In the past, companies and LLPs were required to maintain a Register of Registrable Controllers. These would be individuals or corporate entities with significant interest in or significant control over the company or LLP. However, there have been times when a company or an LLP would claim to have no registrable controllers with significant interest or control.
  
With the amendments, companies and LLPs which are unable to identify a registrable controller with significant interest in or who has significant control over the company or LLP, will be required to identify all individuals with executive control over the company or LLP as registrable controllers. Such individuals are the chief executive officers and directors or partners who exercise executive control over the daily or regular affairs of the company or the LLP through a senior management position. By ensuring a registrable controller to be identified, the transparency of beneficial ownership and the control of companies and LLPs in Singapore will be enhanced, in line with international expectations. 
  

III. Time frame to update Register of Nominee Directors

Local companies are required to maintain a Register of Nominee Directors, reflecting their status as nominee director and the particulars of their nominator.

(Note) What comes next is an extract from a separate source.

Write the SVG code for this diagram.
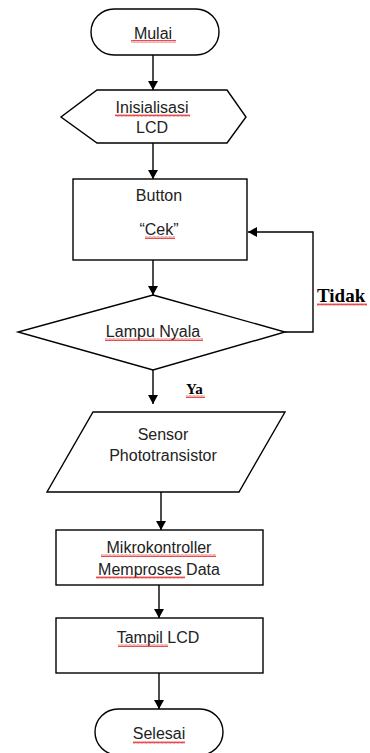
<svg xmlns="http://www.w3.org/2000/svg" width="370" height="753" viewBox="0 0 370 753">
<style>
.s{fill:#fff;stroke:#000;stroke-width:1.4}
.t{font-family:"Liberation Sans",Arial,sans-serif;font-size:16px;fill:#222;text-anchor:middle}
.b{font-family:"Liberation Serif","Times New Roman",serif;font-weight:bold;fill:#000}
.c{fill:none;stroke:#000;stroke-width:1.4}
.w{fill:url(#sq)}
</style>
<defs>
<marker id="ah" markerWidth="10" markerHeight="10" refX="9" refY="5" orient="auto" markerUnits="userSpaceOnUse">
<path d="M0,0 L9,5 L0,10 Z" fill="#000"/>
</marker>
<pattern id="sq" width="4" height="3" patternUnits="userSpaceOnUse">
<polyline points="0,2.5 1,0.5 2,2.5 3,0.5 4,2.5" fill="none" stroke="#e02020" stroke-width="0.8"/>
</pattern>
</defs>
<rect width="370" height="753" fill="#fff"/>
<g id="connectors">
<line class="c" x1="153" y1="55" x2="153" y2="90" marker-end="url(#ah)"/>
<line class="c" x1="153" y1="143" x2="153" y2="179" marker-end="url(#ah)"/>
<line class="c" x1="153" y1="260" x2="153" y2="295" marker-end="url(#ah)"/>
<polyline class="c" points="285,332 313,332 313,232 248,232" marker-end="url(#ah)"/>
<line class="c" x1="153" y1="370" x2="153" y2="404" marker-end="url(#ah)"/>
<line class="c" x1="161" y1="492" x2="161" y2="530" marker-end="url(#ah)"/>
<line class="c" x1="159" y1="585" x2="159" y2="618" marker-end="url(#ah)"/>
<line class="c" x1="159" y1="673" x2="159" y2="709" marker-end="url(#ah)"/>
<text class="b" x="317" y="302" font-size="19">Tidak</text>
<rect class="w" x="317" y="303" width="50" height="3"/>
<text class="b" x="186" y="394" font-size="15">Ya</text>
<rect class="w" x="186" y="395" width="19" height="3"/>
</g>
<g id="mulai">
<rect class="s" x="91" y="9" width="128" height="46" rx="23"/>
<text class="t" x="153" y="39">Mulai</text>
<rect class="w" x="131" y="40" width="45" height="3"/>
</g>
<g id="inisialisasi">
<polygon class="s" points="97,90 227,90 246,117 227,143 97,143 61,117"/>
<text class="t" x="152" y="113">Inisialisasi</text>
<rect class="w" x="115" y="114" width="75" height="3"/>
<text class="t" x="152" y="133">LCD</text>
</g>
<g id="button">
<rect class="s" x="73" y="179" width="174" height="81"/>
<text class="t" x="159" y="201">Button</text>
<text class="t" x="159" y="235">“Cek”</text>
<rect class="w" x="145" y="236" width="30" height="3"/>
</g>
<g id="lampu">
<polygon class="s" points="153,295 285,332 153,370 18,332"/>
<text class="t" x="153" y="337">Lampu Nyala</text>
<rect class="w" x="105" y="338" width="98" height="3"/>
</g>
<g id="sensor">
<polygon class="s" points="93,412 285,412 239,492 47,492"/>
<text class="t" x="163" y="440">Sensor</text>
<text class="t" x="163" y="461">Phototransistor</text>
</g>
<g id="mikro">
<rect class="s" x="56" y="530" width="207" height="55"/>
<text class="t" x="159" y="553">Mikrokontroller</text>
<rect class="w" x="101" y="554" width="115" height="3"/>
<text class="t" x="159" y="575">Memproses Data</text>
<rect class="w" x="96" y="576" width="89" height="3"/>
</g>
<g id="tampil">
<rect class="s" x="56" y="618" width="207" height="55"/>
<text class="t" x="158" y="643">Tampil LCD</text>
<rect class="w" x="118" y="644" width="50" height="3"/>
</g>
<g id="selesai">
<rect class="s" x="95" y="709" width="128" height="46" rx="23"/>
<text class="t" x="159" y="739">Selesai</text>
<rect class="w" x="133" y="741" width="52" height="3"/>
</g>
</svg>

However, there was no time frame specified as to when local companies had to update their register whenever there is a change in particulars of the nominee director or their nominator. The amendments require local companies to update the Register of Nominee Director within seven (7) days of such changes. This results in more clarity as to the timeline, and ensures the said Register to be updated in a timely manner.
  

IV. Time frame for Foreign Companies to update Register of Members

Foreign companies are currently required to keep and maintain a Register of Members at their Singapore branch, but there is no time frame as to when updates are to be made when there is a change in members' particulars. The amendments specify a 30-day time frame for foreign companies to update their Register of Members. Specifying a 30-day time frame took into consideration that foreign companies would take more time to contact members who are located overseas, and to subsequently update the Register of Members, which is located in the registered office in Singapore.